Mas os selvagens são grandes discursadores e costumam ir em qualquer assunto até o fim, por isso perguntou-me de novo: e quando morrem para quem fica o que deixam? - Para seus filhos se os têm, respondi; na falta destes para os irmãos ou parentes mais próximos. - Na verdade, continuou o velho, que, como vereis, não era nenhum tolo, agora vejo que vós outros maírs sois grandes loucos, pois atravessais o mar e sofreis grandes incômodos, como dizeis quando aqui chegais, e trabalhais tanto para amontoar riquezas para vossos filhos ou para aqueles que vos sobrevivem! Não será a terra que vos nutriu suficiente para alimentá-los também?
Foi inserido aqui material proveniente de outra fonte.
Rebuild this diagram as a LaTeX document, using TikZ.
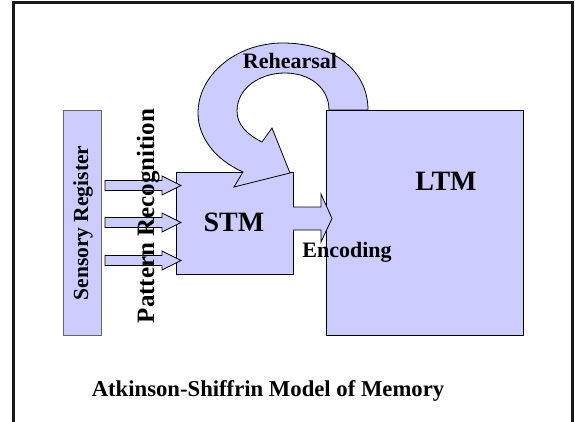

Temos pais, mães e filhos a quem amamos; mas estamos certos de que depois da nossa morte a terra que nos nutriu também os nutrirá, por isso descansamos sem maiores cuidados”.
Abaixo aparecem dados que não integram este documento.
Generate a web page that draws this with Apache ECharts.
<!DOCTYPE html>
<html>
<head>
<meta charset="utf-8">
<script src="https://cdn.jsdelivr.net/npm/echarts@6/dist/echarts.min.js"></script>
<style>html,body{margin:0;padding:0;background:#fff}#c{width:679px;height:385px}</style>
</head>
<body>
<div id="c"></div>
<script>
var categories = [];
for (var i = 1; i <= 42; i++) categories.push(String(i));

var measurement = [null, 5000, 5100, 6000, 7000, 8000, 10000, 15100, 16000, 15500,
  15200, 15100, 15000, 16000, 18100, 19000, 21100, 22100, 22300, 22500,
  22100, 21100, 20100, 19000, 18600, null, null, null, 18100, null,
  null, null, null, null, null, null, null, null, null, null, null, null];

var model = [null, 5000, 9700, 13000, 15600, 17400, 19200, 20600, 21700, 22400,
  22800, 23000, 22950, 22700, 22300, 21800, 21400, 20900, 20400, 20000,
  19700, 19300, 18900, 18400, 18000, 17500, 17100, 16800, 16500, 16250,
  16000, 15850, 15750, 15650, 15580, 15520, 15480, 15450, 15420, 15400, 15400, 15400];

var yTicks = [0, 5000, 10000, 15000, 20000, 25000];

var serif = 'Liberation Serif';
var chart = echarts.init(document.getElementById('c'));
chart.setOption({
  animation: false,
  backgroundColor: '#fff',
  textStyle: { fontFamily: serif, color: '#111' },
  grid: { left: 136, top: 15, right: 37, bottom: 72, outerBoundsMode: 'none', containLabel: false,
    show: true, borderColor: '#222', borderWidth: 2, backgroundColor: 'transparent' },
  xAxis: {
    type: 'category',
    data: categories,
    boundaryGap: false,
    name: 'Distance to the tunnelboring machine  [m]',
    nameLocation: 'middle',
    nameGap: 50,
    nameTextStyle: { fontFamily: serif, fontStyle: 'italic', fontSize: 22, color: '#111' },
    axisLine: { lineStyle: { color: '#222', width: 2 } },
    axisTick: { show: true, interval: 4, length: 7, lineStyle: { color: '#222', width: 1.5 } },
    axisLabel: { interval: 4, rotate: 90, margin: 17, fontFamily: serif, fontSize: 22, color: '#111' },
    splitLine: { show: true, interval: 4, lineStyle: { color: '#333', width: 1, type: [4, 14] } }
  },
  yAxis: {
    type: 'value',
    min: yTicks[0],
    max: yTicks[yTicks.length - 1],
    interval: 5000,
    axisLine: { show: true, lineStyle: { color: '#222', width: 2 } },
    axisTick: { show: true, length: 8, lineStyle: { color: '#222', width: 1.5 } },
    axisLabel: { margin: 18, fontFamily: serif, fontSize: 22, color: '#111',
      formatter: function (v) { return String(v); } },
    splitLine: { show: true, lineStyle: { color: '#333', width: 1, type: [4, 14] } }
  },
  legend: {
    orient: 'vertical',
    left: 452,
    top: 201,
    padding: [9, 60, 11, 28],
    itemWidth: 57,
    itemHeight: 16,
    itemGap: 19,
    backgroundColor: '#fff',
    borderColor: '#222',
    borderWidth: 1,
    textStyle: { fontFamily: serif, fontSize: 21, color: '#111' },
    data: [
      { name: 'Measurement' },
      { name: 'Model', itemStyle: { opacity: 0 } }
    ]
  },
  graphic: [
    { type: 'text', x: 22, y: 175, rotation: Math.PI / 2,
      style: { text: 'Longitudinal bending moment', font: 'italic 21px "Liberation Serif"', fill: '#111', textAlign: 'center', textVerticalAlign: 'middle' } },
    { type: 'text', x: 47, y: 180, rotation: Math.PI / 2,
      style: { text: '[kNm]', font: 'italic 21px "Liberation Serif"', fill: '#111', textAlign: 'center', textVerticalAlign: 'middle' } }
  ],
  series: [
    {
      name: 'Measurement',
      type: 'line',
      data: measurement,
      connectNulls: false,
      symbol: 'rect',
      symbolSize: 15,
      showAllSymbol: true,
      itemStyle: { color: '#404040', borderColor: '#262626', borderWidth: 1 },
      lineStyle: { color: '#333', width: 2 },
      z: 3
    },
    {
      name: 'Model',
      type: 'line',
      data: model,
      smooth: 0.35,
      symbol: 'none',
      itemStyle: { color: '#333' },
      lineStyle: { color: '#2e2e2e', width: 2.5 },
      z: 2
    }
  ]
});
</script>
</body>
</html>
Este discurso, aqui resumido, mostra como esses pobres selvagens americanos, que reputamos bárbaros, desprezam àqueles que com perigo de vida atravessam os mares em busca de pau-brasil e de riquezas. Por mais obtusos que sejam, atribuem esses selvagens maior importância à natureza e à fertilidade da terra do que nós ao poder e à providência divina; insurgem-se contra esses piratas que se dizem cristãos e abundam na Europa tanto quanto escasseiam entre os nativos. Os tupinambás, como já disse, odeiam mortalmente os avarentos e prouvera a Deus que estes fossem todos lançados entre os selvagens para serem atormentados como por demônios, já que só cuidam de sugar o sangue e a substância alheia. Era necessário que eu fizesse esta digressão, com vergonha nossa, a fim de justificar os selvagens pouco cuidadosos nas coisas deste mundo. E, a propósito, poderia acrescentar o que o autor da “História das Índias Ocidentais” escreveu acerca de certa nação que habita o Peru. Diz ele que quando os espanhóis principiaram a colonizar esse país os selvagens vendo-os barbados, delicados e mimosos, recearam que eles lhes corrompessem os antigos costumes: não queriam por isso receber essa gente a que chamavam espuma do mar, isto é, gente sem país, homens sem descanso, que não param em parte alguma para cultivar a terra.